The last command git branch -a shows all the branches that git is aware of for this repository, on both local and remote repos. We can see the new branch created in this list.

Note that a quick check of git status shows that you are not in the new branch yet, and any changes you make will still be associated with the main branch. So let’s move to the new branch using git checkout.

(notebook) jovyan@jupyter-adelman:~/ecco-2024$ git status
On branch main
Your branch is ahead of 'origin/main' by 2 commits.
  (use "git push" to publish your local commits)

nothing to commit, working tree clean

(notebook) jovyan@jupyter-adelman:~/ecco-2024$ git checkout test_changes
Switched to branch 'test_changes'
(notebook) jovyan@jupyter-adelman:~/ecco-2024$ git status
On branch test_changes
nothing to commit, working tree clean

We have confirmed that we are now working in the test_changes branch.

[!NOTE] It’s a good idea to check git status frequently while working in your repo, and definitely before you add or commit any changes you have made. git status will quickly tell you what branch you are working in and which files have changes pending, or are not yet tracked by git.

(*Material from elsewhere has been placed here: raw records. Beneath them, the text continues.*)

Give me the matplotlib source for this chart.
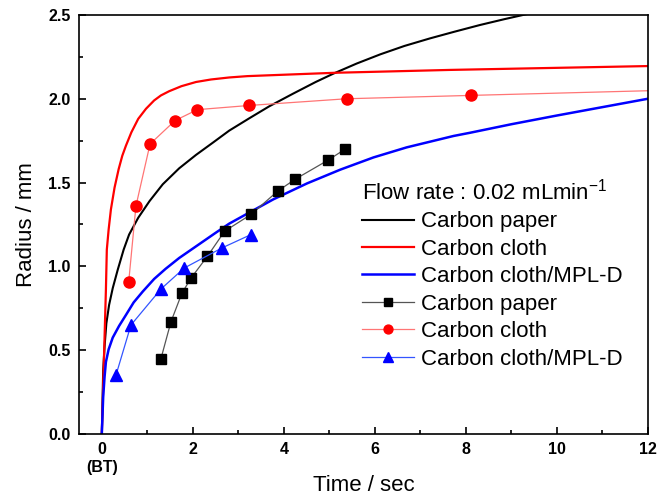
import matplotlib
matplotlib.use("Agg")
import matplotlib.pyplot as plt
from matplotlib.ticker import MultipleLocator, FormatStrFormatter

plt.rcParams['font.family'] = ['Liberation Sans', 'DejaVu Sans']
plt.rcParams['mathtext.default'] = 'regular'

# model curves
paper_fit_t = [0, 0.03, 0.06, 0.10, 0.16, 0.24, 0.35, 0.48, 0.60, 0.80, 1.05, 1.34,
               1.70, 2.07, 2.45, 2.80, 3.25, 3.68, 4.20, 4.70, 5.09, 5.60, 6.12,
               6.65, 7.21, 7.75, 8.31, 8.85, 9.34, 10.0]
paper_fit_r = [0, 0.38, 0.52, 0.66, 0.77, 0.87, 0.98, 1.10, 1.19, 1.29, 1.39, 1.49,
               1.585, 1.665, 1.74, 1.81, 1.885, 1.955, 2.03, 2.10, 2.15, 2.21, 2.265,
               2.315, 2.36, 2.40, 2.44, 2.475, 2.505, 2.54]

cloth_fit_t = [0, 0.09, 0.11, 0.15, 0.20, 0.28, 0.37, 0.45, 0.53, 0.65, 0.80, 0.97,
               1.15, 1.30, 1.48, 1.75, 2.07, 2.40, 2.80, 3.20, 3.68, 5.13, 7.65, 12.0]
cloth_fit_r = [0, 0.86, 1.10, 1.22, 1.34, 1.47, 1.58, 1.66, 1.72, 1.80, 1.88, 1.94,
               1.99, 2.02, 2.045, 2.075, 2.10, 2.115, 2.127, 2.135, 2.14, 2.155, 2.172, 2.195]

mpl_fit_t = [0, 0.03, 0.06, 0.09, 0.15, 0.24, 0.38, 0.53, 0.70, 0.90, 1.15, 1.40,
             1.70, 2.10, 2.50, 2.80, 3.20, 3.77, 4.51, 5.24, 5.97, 6.70, 7.73, 8.09,
             9.0, 10.0, 11.0, 12.0]
mpl_fit_r = [0, 0.22, 0.34, 0.43, 0.505, 0.575, 0.645, 0.71, 0.785, 0.85, 0.925, 0.985,
             1.05, 1.125, 1.20, 1.255, 1.315, 1.40, 1.495, 1.577, 1.65, 1.71, 1.778, 1.797,
             1.848, 1.90, 1.95, 2.00]

# measured points
paper_t = [1.30, 1.52, 1.76, 1.96, 2.32, 2.70, 3.28, 3.87, 4.25, 4.98, 5.35]
paper_r = [0.45, 0.67, 0.84, 0.93, 1.06, 1.21, 1.31, 1.45, 1.52, 1.635, 1.70]

cloth_t = [0.59, 0.75, 1.06, 1.61, 2.10, 3.24, 5.38, 8.11, 13.0]
cloth_r = [0.905, 1.36, 1.73, 1.87, 1.935, 1.96, 2.00, 2.02, 2.055]

mpl_t = [0.31, 0.64, 1.30, 1.81, 2.64, 3.28]
mpl_r = [0.35, 0.65, 0.865, 0.99, 1.11, 1.19]

labels = ["Carbon paper", "Carbon cloth", "Carbon cloth/MPL-D"]
xticks = [0, 2, 4, 6, 8, 10, 12]

fig = plt.figure(figsize=(6.7, 4.98), dpi=100)
ax = fig.add_axes([0.118, 0.1285, 0.849, 0.8415])

# fitted lines
ax.plot(paper_fit_t, paper_fit_r, color='black', lw=1.5, label=labels[0])
ax.plot(cloth_fit_t, cloth_fit_r, color='#ff0000', lw=1.6, label=labels[1])
ax.plot(mpl_fit_t, mpl_fit_r, color='#0000ff', lw=1.8, label=labels[2])

# measured
ax.plot(paper_t, paper_r, color='#555555', lw=0.9, marker='s', ms=7,
        mfc='black', mec='black', label=labels[0])
ax.plot(cloth_t, cloth_r, color='#ff7575', lw=0.9, marker='o', ms=8,
        mfc='#ff0000', mec='#ff0000', label=labels[1])
ax.plot(mpl_t, mpl_r, color='#3355ff', lw=0.9, marker='^', ms=8.5,
        mfc='#0000ff', mec='#0000ff', label=labels[2])

ax.set_xlim(-0.5, 12)
ax.set_ylim(0, 2.5)
ax.set_xticks(xticks)
ax.xaxis.set_minor_locator(MultipleLocator(1))
ax.yaxis.set_major_locator(MultipleLocator(0.5))
ax.yaxis.set_minor_locator(MultipleLocator(0.25))
ax.yaxis.set_major_formatter(FormatStrFormatter('%.1f'))

ax.tick_params(which='both', direction='in', top=False, right=False, width=1.2)
ax.tick_params(which='major', length=5, labelsize=11.5, pad=6)
ax.tick_params(which='minor', length=3)
for lab in ax.get_xticklabels() + ax.get_yticklabels():
    lab.set_fontweight('bold')
for sp in ax.spines.values():
    sp.set_linewidth(1.2)

# breakthrough marker under the 0 tick
ax.text(0, -0.062, "(BT)", transform=ax.get_xaxis_transform(), ha='center',
        va='top', fontsize=11.5, fontweight='bold')

ax.set_xlabel("Time / sec", fontsize=16)
ax.xaxis.set_label_coords(0.5, -0.098)
ax.set_ylabel("Radius / mm", fontsize=16, labelpad=8)

leg = ax.legend(title="Flow rate : 0.02 mLmin$^{-1}$", title_fontsize=16,
                fontsize=16, frameon=False, loc='upper left',
                bbox_to_anchor=(362 / 670, (498 - 179) / 498),
                bbox_transform=fig.transFigure, borderpad=0, borderaxespad=0,
                handlelength=2.35, handletextpad=0.3, labelspacing=0.29,
                markerscale=0.8, alignment='left')

fig.savefig("out.png", dpi=100)
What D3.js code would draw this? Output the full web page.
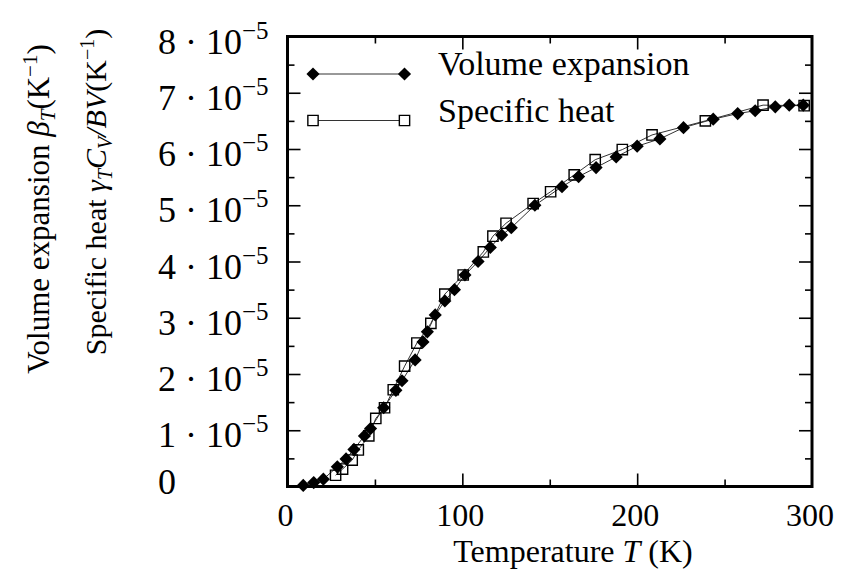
<!DOCTYPE html>
<html>
<head>
<meta charset="utf-8">
<script src="https://cdn.jsdelivr.net/npm/d3@7"></script>
<style>
  html, body { margin: 0; padding: 0; background: #fff; }
  svg { display: block; }
</style>
</head>
<body>
<div id="chart"></div>
<script>
// Volume expansion (filled diamonds), values in 1e-5 K^-1
const volT = [9, 15, 20.5, 28.5, 33.5, 38, 44, 47.5, 55, 62, 65.5, 73, 77.5, 80, 84.5, 90, 95.5, 101.5, 109, 116, 122.5, 128, 141.5, 157, 166.5, 176.5, 188, 200, 213, 226.5, 243.5, 257.5, 267.5, 279, 287, 295];
const volV = [0.02, 0.07, 0.13, 0.35, 0.49, 0.66, 0.90, 1.03, 1.40, 1.71, 1.88, 2.25, 2.57, 2.75, 3.05, 3.30, 3.50, 3.76, 4.00, 4.25, 4.47, 4.60, 5.00, 5.33, 5.51, 5.67, 5.86, 6.05, 6.18, 6.38, 6.53, 6.63, 6.68, 6.75, 6.78, 6.78];

// Specific heat (open squares), values in 1e-5 K^-1
const heatT = [27.5, 31.5, 37, 40.5, 46.5, 50.5, 55.5, 60.5, 67, 74, 82, 90, 100.5, 112, 117.5, 125, 140.5, 150.5, 164, 176, 191.5, 208.5, 239, 272, 295.5];
const heatV = [0.20, 0.31, 0.47, 0.65, 0.90, 1.21, 1.40, 1.72, 2.14, 2.55, 2.90, 3.42, 3.76, 4.17, 4.45, 4.68, 5.03, 5.24, 5.54, 5.81, 5.99, 6.25, 6.50, 6.78, 6.77];

const xTickLabels = [0, 100, 200, 300];
const yTickLabels = [0, 1, 2, 3, 4, 5, 6, 7, 8];
const legendNames = ["Volume expansion", "Specific heat"];

const W = 846, H = 571;
const svg = d3.select('#chart').append('svg')
    .attr('width', W)
    .attr('height', H)
    .attr('font-family', 'Liberation Serif, Times New Roman, Times, serif');

const x = d3.scaleLinear().domain([0, 300]).range([287.5, 812]);
const y = d3.scaleLinear().domain([0, 8]).range([486.5, 36.5]);

// ticks: long at majors, short at minors, all pointing inward
const majorLen = 13, minorLen = 7;
const xMajor = [100, 200], xMinor = [50, 150, 250];
const yMajor = d3.range(1, 8), yMinor = d3.range(0.5, 8, 1);

function tickAxis(axisFn, scale, values, len, transform) {
    const g = svg.append('g')
        .attr('transform', transform)
        .call(axisFn(scale).tickValues(values).tickSize(-len).tickFormat(''));
    g.select('.domain').remove();
    g.selectAll('.tick line').attr('stroke', '#000').attr('stroke-width', 1.6);
}
tickAxis(d3.axisBottom, x, xMajor, majorLen, `translate(0,${y(0)})`);
tickAxis(d3.axisBottom, x, xMinor, minorLen, `translate(0,${y(0)})`);
tickAxis(d3.axisTop, x, xMajor, majorLen, `translate(0,${y(8)})`);
tickAxis(d3.axisTop, x, xMinor, minorLen, `translate(0,${y(8)})`);
tickAxis(d3.axisLeft, y, yMajor, majorLen, `translate(${x(0)},0)`);
tickAxis(d3.axisLeft, y, yMinor, minorLen, `translate(${x(0)},0)`);
tickAxis(d3.axisRight, y, yMajor, majorLen, `translate(${x(300)},0)`);
tickAxis(d3.axisRight, y, yMinor, minorLen, `translate(${x(300)},0)`);

// x tick labels
svg.append('g').selectAll('text')
    .data(xTickLabels)
    .enter().append('text')
    .attr('x', d => x(d) - 2)
    .attr('y', 526)
    .attr('text-anchor', 'middle')
    .attr('font-size', 32)
    .text(d => d);

// y tick labels like "8 · 10^-5", left aligned in one column
const yl = svg.append('g').selectAll('text')
    .data(yTickLabels)
    .enter().append('text')
    .attr('x', 158)
    .attr('y', d => d === 0 ? y(d) + 7 : y(d) + 17)
    .attr('font-size', 36);
yl.each(function(d) {
    const t = d3.select(this);
    if (d === 0) { t.text('0'); return; }
    t.append('tspan').text(d + ' \u00b7 10');
    t.append('tspan').attr('dy', -15).attr('font-size', 25).text('\u22125');
});

// axis titles
svg.append('text')
    .attr('x', 573)
    .attr('y', 562)
    .attr('text-anchor', 'middle')
    .attr('font-size', 32)
    .call(t => {
        t.append('tspan').text('Temperature ');
        t.append('tspan').attr('font-style', 'italic').text('T');
        t.append('tspan').text(' (K)');
    });

svg.append('text')
    .attr('transform', 'translate(49,209) rotate(-90)')
    .attr('text-anchor', 'middle')
    .attr('font-size', 31)
    .call(t => {
        t.append('tspan').text('Volume expansion ');
        t.append('tspan').attr('font-style', 'italic').text('\u03b2');
        t.append('tspan').attr('font-style', 'italic').attr('font-size', 21).attr('dy', 6).text('T');
        t.append('tspan').attr('dy', -6).text('(K');
        t.append('tspan').attr('font-size', 21).attr('dy', -12).text('\u22121');
        t.append('tspan').attr('dy', 12).text(')');
    });

svg.append('text')
    .attr('transform', 'translate(106,192) rotate(-90)')
    .attr('text-anchor', 'middle')
    .attr('font-size', 30)
    .call(t => {
        t.append('tspan').text('Specific heat ');
        t.append('tspan').attr('font-style', 'italic').text('\u03b3');
        t.append('tspan').attr('font-style', 'italic').attr('font-size', 20).attr('dy', 6).text('T');
        t.append('tspan').attr('font-style', 'italic').attr('dy', -6).text('C');
        t.append('tspan').attr('font-style', 'italic').attr('font-size', 20).attr('dy', 6).text('V');
        t.append('tspan').attr('font-style', 'italic').attr('dy', -6).text('/BV');
        t.append('tspan').text('(K');
        t.append('tspan').attr('font-size', 20).attr('dy', -12).text('\u22121');
        t.append('tspan').attr('dy', 12).text(')');
    });

// series
const line = d3.line().x(d => x(d[0])).y(d => y(d[1]));
const volData = volT.map((t, i) => [t, volV[i]]);
const heatData = heatT.map((t, i) => [t, heatV[i]]);

const diamond = d3.symbol().type(d3.symbolDiamond2).size(110);
const square = d3.symbol().type(d3.symbolSquare2).size(135);

svg.append('path')
    .datum(heatData)
    .attr('d', line)
    .attr('fill', 'none')
    .attr('stroke', '#333')
    .attr('stroke-width', 1);
svg.append('path')
    .datum(volData)
    .attr('d', line)
    .attr('fill', 'none')
    .attr('stroke', '#333')
    .attr('stroke-width', 1);

svg.append('g').selectAll('path')
    .data(heatData)
    .enter().append('path')
    .attr('transform', d => `translate(${x(d[0])},${y(d[1])})`)
    .attr('d', square)
    .attr('fill', 'none')
    .attr('stroke', '#000')
    .attr('stroke-width', 1.4);

svg.append('g').selectAll('path')
    .data(volData)
    .enter().append('path')
    .attr('transform', d => `translate(${x(d[0])},${y(d[1])})`)
    .attr('d', diamond)
    .attr('fill', '#000');

// legend
const leg = svg.append('g');
const legY = [74, 120.5];
const legSym = [diamond, square];
legendNames.forEach((name, i) => {
    leg.append('line')
        .attr('x1', 313).attr('x2', 404.5)
        .attr('y1', legY[i]).attr('y2', legY[i])
        .attr('stroke', '#333').attr('stroke-width', 1);
    [313, 404.5].forEach(px => {
        leg.append('path')
            .attr('transform', `translate(${px},${legY[i]})`)
            .attr('d', legSym[i])
            .attr('fill', i === 0 ? '#000' : '#fff')
            .attr('stroke', i === 0 ? 'none' : '#000')
            .attr('stroke-width', 1.4);
    });
    leg.append('text')
        .attr('x', 438)
        .attr('y', legY[i] + 1)
        .attr('font-size', 34)
        .text(name);
});

// frame
svg.append('rect')
    .attr('x', x(0)).attr('y', y(8))
    .attr('width', x(300) - x(0)).attr('height', y(0) - y(8))
    .attr('fill', 'none')
    .attr('stroke', '#000')
    .attr('stroke-width', 3);
</script>
</body>
</html>
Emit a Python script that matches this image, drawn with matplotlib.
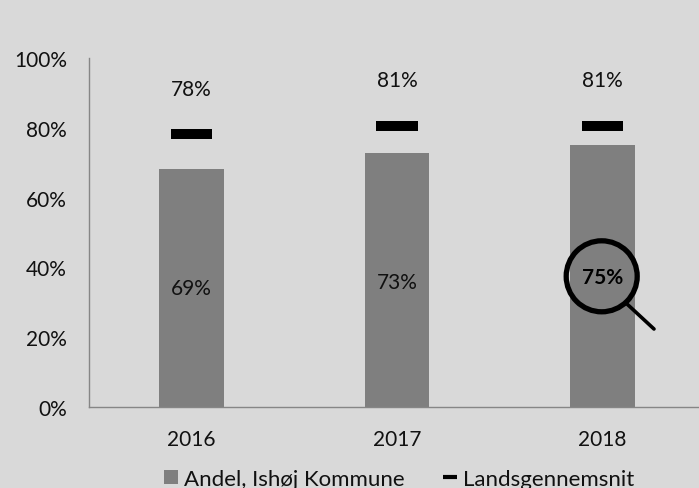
"""
Andel, Ishøj Kommune vs. landsgennemsnit, 2016-2018.
"""

import matplotlib
matplotlib.use("Agg")
import matplotlib.pyplot as plt
from matplotlib.lines import Line2D
from matplotlib.patches import Circle, Patch
from matplotlib.transforms import IdentityTransform

YEARS = ["2016", "2017", "2018"]
ANDEL = [68.3, 72.9, 75.2]
LANDS = [78.2, 80.4, 80.5]
ANDEL_LABELS = ["69%", "73%", "75%"]
LANDS_LABELS = ["78%", "81%", "81%"]
Y_TICKS = [0, 20, 40, 60, 80, 100]

BG = "#d9d9d9"
GREY = "#7f7f7f"
TXT = "#111111"
FS = 15
H = 489

plt.rcParams["font.family"] = ["Lato", "DejaVu Sans"]

fig = plt.figure(figsize=(6.99, 4.89), dpi=100, facecolor=BG)
# axes run a little past the right edge, the x axis is cut off there
ax = fig.add_axes([89 / 699, 1 - 408 / H, 616 / 699, 349 / H], facecolor=BG)

x = [0, 1, 2]
ax.bar(x, ANDEL, width=0.316, color=GREY, zorder=2)
ax.hlines(LANDS, [i - 0.101 for i in x], [i + 0.101 for i in x], color="black",
          linewidth=7.2, zorder=3, capstyle="butt")

ax.set_xlim(-0.5, 2.5)
ax.set_ylim(0, 100)
ax.set_xticks(x, YEARS)
ax.set_yticks(Y_TICKS, [f"{v}%" for v in Y_TICKS])
ax.tick_params(axis="both", length=0, labelsize=FS, labelcolor=TXT)
ax.tick_params(axis="x", pad=16)
ax.tick_params(axis="y", pad=16)
for side in ["top", "right"]:
    ax.spines[side].set_visible(False)
for side in ["left", "bottom"]:
    ax.spines[side].set_color("#868686")
    ax.spines[side].set_linewidth(1)

# value labels
land_y = [91.2, 93.7, 93.7]
for i in x:
    ax.text(i, land_y[i], LANDS_LABELS[i], ha="center", va="center",
            fontsize=FS, color=TXT)
andel_y = [34.0, 35.8, 37.2]
for i in x[:2]:
    ax.text(i, andel_y[i], ANDEL_LABELS[i], ha="center", va="center",
            fontsize=FS, color=TXT)
ax.text(2, andel_y[2], ANDEL_LABELS[2], ha="center", va="center",
        fontsize=FS, color="black", fontweight="bold", zorder=5)

# magnifying glass around the last value, in image pixels
glass = Circle((601.7, H - 277.3), 35.5, transform=IdentityTransform(), fill=False,
               edgecolor="black", linewidth=3.8, zorder=6)
handle = Line2D([627, 654], [H - 305, H - 330], transform=IdentityTransform(),
                color="black", linewidth=2.6, solid_capstyle="round", zorder=6)
fig.add_artist(glass)
fig.add_artist(handle)

# legend
handles = [
    Patch(facecolor=GREY, label="Andel, Ishøj Kommune"),
    Line2D([], [], color="black", lw=3, solid_capstyle="butt", label="Landsgennemsnit"),
]
fig.legend(handles=handles, loc="lower center", ncol=2, frameon=False,
           fontsize=16, bbox_to_anchor=(0.571, -0.002), handlelength=0.63,
           handleheight=0.63, columnspacing=1.76, handletextpad=0.27,
           borderpad=0, borderaxespad=0, labelcolor=TXT)

fig.savefig("out.png", dpi=100, facecolor=BG)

Making changes in a git repo#

Change the example notebook#

Now we’re going to make a small change to the example/tutorial-notebook.ipynb notebook. In the JupyterHub left sidebar, navigate to the ecco-2024/book/tutorials/example folder if you are not there already, and double-click on tutorial-notebook.ipynb to open it.

Scroll down to the cell with bbox = [-108.3, 39.2, -107.8, 38.8] and change the bounding box limits to bbox = [-118.2, 34.2, -118.1, 34.1] so that the box is more or less centered on Pasadena, CA. Run the notebook at least through the Interactive visualization section to confirm this change. Save your changes (using Ctrl-S or equivalent).

Move between branches#

Moving around your local repo

A check of git status in the terminal window shows that tutorial-notebook.ipynb has indeed been modified in your working directory, but these changes have not been staged or committed.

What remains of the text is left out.